Wednesday 23 December 2015

The U.S. would be burned by playing with Putin

ATP - Secretary of State John Kerry met Vladimir Putin in Moscow last week and announced that he will accept Putin's demand that President Bashar Assad stay in power in Syria. This is the latest in a long list of Kremlin victories in undercutting President Barack Obama's global leadership and undermining the likelihood that we'll see peace and stability in Syria.
The Obama administration hopes that Putin will be a constructive partner in our war against the Islamic State. But the latest gesture will lead to the same disappointment that we've had every other time we've tried to work with Putin.

First, we've seen Putin's unrestrained aggression time and time again.
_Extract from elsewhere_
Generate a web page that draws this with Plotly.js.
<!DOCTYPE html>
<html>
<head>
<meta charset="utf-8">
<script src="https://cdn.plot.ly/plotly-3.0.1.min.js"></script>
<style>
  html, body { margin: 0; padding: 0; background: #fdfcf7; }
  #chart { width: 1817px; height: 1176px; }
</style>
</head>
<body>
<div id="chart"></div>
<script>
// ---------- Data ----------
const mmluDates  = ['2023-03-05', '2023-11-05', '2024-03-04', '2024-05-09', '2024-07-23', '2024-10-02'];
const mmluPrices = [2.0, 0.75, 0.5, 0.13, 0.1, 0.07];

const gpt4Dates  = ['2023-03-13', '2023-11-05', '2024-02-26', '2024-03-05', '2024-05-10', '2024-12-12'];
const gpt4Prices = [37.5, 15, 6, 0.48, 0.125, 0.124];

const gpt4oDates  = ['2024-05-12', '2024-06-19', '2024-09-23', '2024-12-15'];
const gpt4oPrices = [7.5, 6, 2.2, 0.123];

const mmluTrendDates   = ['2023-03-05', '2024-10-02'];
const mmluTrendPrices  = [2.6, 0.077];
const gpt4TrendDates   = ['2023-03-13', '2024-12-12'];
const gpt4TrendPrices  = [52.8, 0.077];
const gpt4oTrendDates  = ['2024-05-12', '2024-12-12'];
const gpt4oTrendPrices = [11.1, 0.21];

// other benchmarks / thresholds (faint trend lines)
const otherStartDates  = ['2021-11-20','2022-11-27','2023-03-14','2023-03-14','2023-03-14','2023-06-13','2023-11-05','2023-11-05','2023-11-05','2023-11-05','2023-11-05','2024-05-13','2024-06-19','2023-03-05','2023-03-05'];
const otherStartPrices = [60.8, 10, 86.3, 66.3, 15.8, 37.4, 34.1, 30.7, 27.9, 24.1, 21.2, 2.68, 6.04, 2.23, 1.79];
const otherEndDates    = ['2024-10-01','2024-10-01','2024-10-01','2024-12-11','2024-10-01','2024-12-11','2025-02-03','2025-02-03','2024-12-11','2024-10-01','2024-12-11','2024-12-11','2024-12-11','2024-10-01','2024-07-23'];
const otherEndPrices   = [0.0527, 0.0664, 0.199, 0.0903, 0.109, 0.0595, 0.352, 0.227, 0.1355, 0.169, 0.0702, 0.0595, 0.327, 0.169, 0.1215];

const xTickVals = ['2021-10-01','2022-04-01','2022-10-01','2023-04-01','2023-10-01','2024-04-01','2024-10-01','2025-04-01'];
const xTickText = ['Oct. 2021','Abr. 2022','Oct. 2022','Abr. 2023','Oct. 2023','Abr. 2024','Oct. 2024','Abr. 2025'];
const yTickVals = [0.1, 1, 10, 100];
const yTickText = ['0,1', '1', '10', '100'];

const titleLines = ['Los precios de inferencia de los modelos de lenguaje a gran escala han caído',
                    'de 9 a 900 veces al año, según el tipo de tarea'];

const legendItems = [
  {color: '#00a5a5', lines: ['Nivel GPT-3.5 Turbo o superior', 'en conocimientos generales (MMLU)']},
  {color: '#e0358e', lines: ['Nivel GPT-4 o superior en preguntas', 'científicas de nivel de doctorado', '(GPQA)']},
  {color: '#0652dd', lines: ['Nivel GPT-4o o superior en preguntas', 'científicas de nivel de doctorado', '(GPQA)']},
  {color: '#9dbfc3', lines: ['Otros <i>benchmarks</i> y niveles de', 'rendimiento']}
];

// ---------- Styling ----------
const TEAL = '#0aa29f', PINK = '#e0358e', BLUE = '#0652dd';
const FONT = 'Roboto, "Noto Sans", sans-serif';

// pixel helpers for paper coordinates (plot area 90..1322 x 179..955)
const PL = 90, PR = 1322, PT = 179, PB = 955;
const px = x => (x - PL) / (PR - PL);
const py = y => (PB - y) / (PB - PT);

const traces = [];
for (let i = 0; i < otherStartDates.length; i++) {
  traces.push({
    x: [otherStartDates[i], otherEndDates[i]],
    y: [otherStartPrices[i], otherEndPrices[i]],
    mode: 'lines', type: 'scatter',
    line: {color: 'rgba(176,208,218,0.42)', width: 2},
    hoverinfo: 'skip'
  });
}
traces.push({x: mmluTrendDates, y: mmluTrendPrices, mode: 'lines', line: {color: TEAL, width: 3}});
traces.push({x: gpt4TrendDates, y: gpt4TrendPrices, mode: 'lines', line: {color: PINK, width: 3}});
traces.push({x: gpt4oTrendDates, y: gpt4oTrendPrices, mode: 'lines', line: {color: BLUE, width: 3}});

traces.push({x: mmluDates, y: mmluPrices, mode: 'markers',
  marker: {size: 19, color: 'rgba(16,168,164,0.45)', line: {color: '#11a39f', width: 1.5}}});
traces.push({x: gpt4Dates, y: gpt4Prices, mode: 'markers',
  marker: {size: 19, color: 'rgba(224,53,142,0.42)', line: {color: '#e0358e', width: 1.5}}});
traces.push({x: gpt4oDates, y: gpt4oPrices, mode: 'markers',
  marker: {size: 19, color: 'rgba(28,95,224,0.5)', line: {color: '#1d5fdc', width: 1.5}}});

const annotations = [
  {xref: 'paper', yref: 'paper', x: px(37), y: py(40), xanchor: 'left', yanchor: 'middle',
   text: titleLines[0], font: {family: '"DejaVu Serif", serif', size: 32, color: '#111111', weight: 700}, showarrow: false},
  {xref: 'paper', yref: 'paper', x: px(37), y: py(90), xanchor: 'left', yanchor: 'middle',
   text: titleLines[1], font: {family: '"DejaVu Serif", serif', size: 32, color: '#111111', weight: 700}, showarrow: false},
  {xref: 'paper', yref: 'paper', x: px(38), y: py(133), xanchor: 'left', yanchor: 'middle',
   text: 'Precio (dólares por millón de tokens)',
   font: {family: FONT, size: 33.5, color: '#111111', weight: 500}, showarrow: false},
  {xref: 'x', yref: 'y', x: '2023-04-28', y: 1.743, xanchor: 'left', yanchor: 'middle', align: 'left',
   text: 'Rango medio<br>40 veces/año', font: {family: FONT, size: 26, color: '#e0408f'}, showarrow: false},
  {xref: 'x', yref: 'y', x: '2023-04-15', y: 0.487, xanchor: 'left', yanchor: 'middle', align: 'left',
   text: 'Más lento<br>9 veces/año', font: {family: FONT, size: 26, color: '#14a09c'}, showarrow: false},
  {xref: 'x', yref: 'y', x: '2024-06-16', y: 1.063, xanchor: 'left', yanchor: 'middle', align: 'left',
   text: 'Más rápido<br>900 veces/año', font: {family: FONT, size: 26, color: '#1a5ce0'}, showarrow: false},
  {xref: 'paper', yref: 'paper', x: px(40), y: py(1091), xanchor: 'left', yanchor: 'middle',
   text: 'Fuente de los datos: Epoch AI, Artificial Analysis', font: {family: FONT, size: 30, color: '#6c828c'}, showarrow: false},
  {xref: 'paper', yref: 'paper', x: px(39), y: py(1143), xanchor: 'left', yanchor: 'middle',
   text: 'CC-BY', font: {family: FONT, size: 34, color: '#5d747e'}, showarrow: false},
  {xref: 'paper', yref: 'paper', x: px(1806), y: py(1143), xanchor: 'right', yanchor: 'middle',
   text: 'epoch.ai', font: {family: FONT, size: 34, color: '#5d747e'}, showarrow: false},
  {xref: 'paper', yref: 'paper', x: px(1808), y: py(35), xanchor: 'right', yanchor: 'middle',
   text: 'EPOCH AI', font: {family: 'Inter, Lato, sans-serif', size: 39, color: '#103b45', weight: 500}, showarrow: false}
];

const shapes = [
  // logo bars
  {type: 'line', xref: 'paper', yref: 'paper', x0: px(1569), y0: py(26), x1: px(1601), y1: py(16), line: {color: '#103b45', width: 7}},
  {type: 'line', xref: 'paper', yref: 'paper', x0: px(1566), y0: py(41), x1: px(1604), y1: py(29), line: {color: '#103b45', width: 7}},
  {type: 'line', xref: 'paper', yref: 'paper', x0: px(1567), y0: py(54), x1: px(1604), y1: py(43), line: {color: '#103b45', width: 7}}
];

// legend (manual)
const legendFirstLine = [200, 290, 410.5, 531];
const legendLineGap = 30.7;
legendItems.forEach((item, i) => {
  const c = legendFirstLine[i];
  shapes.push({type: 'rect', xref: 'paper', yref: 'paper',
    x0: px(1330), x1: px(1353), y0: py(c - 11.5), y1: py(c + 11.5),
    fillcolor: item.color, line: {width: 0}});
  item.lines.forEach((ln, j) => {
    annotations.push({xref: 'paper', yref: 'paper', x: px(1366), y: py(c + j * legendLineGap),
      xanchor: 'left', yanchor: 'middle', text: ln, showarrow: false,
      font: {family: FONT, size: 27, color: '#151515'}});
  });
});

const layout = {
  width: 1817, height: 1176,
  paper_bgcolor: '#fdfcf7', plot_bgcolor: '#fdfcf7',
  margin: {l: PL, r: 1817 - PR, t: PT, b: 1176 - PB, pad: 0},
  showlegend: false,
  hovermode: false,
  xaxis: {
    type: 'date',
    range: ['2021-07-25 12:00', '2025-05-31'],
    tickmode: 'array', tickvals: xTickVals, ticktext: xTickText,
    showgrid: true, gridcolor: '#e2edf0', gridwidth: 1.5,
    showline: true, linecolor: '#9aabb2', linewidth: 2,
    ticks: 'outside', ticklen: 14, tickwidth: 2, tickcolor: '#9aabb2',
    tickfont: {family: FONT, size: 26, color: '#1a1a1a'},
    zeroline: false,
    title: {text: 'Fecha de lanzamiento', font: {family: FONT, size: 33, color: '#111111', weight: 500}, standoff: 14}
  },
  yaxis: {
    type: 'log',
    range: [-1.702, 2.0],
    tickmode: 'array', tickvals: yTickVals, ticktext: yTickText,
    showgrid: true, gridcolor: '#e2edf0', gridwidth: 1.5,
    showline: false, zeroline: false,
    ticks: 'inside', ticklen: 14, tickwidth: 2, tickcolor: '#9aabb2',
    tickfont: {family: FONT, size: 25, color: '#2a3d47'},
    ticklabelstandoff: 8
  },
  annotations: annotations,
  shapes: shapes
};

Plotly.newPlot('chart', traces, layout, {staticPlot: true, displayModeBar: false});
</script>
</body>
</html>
In 2008, Russia invaded a sovereign nation, Georgia, and despite international shaming, Russian troops still occupy the Georgian territories of Abkhazia and South Ossetia.
Four years later, Russia invaded the Ukraine and annexed Crimea, a venture that has cost 9,000 lives and displaced two million people. This year, Russia threatened Denmark with a nuclear attack.
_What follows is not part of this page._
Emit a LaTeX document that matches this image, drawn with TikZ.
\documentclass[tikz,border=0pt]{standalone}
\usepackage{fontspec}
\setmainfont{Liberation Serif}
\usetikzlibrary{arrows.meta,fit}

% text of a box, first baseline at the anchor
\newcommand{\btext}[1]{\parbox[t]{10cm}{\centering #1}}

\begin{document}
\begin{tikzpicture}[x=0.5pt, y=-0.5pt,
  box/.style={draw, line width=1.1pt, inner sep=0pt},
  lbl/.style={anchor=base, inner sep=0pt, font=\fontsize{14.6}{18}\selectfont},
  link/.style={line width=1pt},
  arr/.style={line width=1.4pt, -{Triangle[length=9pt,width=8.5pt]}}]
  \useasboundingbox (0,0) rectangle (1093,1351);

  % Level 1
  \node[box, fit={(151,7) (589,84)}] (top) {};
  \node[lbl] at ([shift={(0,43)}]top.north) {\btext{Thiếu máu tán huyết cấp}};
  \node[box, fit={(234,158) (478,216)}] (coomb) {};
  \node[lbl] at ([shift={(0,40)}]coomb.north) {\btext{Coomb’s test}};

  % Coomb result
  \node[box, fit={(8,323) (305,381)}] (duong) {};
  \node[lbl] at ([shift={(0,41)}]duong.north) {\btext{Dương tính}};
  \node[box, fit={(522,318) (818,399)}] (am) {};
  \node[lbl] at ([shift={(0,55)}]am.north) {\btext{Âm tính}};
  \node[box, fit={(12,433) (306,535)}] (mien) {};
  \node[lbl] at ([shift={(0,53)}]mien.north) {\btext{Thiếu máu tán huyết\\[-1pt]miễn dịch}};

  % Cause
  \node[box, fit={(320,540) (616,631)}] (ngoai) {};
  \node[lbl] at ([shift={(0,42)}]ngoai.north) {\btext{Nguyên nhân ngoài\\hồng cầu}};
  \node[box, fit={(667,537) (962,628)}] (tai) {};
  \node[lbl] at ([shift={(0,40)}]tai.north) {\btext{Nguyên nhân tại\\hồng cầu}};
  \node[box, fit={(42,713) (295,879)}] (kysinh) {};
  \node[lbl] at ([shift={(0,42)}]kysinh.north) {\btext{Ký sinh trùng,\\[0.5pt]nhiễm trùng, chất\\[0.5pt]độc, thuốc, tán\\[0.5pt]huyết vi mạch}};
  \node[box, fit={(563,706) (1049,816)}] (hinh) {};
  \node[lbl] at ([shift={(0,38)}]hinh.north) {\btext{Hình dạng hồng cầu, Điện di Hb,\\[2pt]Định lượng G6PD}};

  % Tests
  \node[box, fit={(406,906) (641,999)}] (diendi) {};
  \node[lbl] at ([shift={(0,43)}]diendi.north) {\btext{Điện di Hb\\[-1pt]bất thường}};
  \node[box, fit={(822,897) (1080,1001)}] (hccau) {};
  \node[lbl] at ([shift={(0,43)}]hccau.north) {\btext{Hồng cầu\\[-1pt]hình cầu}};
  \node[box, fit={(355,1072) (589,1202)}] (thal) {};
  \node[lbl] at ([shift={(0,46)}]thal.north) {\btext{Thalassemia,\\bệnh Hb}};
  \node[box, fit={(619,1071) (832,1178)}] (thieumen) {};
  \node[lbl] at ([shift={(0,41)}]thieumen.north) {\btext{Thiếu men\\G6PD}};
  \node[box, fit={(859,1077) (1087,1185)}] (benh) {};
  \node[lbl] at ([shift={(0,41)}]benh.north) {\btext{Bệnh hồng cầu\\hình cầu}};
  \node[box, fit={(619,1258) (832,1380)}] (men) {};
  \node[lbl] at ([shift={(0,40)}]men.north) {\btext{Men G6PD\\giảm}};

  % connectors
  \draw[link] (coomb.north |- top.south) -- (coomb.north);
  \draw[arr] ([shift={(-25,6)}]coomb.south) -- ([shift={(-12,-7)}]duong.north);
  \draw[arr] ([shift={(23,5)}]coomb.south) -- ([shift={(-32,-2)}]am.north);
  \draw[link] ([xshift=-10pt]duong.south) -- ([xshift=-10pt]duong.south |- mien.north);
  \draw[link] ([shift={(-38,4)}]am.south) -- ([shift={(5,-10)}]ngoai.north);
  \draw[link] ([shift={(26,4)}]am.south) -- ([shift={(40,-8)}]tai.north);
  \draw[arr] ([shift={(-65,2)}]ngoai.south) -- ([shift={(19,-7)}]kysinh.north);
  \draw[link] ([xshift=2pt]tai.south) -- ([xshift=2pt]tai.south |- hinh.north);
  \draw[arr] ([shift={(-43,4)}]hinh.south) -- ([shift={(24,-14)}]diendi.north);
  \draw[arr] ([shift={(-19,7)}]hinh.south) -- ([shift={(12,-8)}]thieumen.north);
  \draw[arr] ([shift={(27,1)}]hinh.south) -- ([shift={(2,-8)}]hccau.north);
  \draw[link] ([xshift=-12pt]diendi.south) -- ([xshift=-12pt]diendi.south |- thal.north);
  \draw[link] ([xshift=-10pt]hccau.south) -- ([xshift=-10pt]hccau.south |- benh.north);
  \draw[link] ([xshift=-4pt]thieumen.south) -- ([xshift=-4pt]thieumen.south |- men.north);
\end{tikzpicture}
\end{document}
http://www.washingtonexaminer.com/the-u.s.-would-be-burned-by-playing-with-putin/article/2578959?
Putin's aggression is immune to disapproval from other world leaders. It's time to learn from past mistakes and stop trusting Putin to be a good-faith partner in international relations.
Putin has a long history of manipulative bullying, and we have no reason to expect that he will be any different in Syria. We have seen Putin's model of fighting insurgents in the decade-long war that he launched in Chechnya in 1999. First, Putin killed off every moderate Chechen leader he could find, both in Russia and overseas. Then he ran a scorched earth campaign that targeted civilians.
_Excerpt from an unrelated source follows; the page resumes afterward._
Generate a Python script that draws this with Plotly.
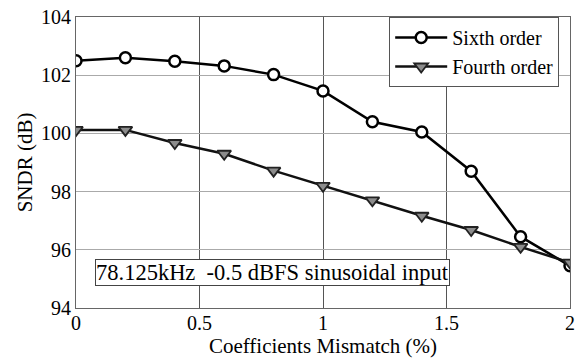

According to the International Crisis Group, war crimes and crimes against humanity in Chechnya committed by Russian troops included "indiscriminate shelling and bombing, secret prisons, enforced disappearances, mass graves, and death squads." The Russian approach to counter-insurgency is so barbaric that cooperation in Syria is unlikely to be constructive.
Russia has behaved savagely and indiscriminately in Syria since it entered the fray in September. Ninety percent of Russia's first bombing raids in Syria were directed at U.S. supported moderates. Since Russia started its air campaign, its targets in Syria have included hospitals, markets, bakeries, and grain silos, leading to thousands of civilian casualties and 260,000 displaced people. Such carnage will increase the ranks of terrorists and will sabotage international efforts to bring peace and stability to the region.
What we need in Syria is a coalition of European, Jordanian, Turkish, Saudi and Qatari allies who are willing to commit ground troops into northern Syria to create Sunni safe havens along the Turkish border and build a moderate Sunni Arab fighting force. A model for success is the Anbar Awakening in 2007 in which American soldiers won over the Sunni tribes by offering them protection from jihadists and by taking care to minimize civilian casualties.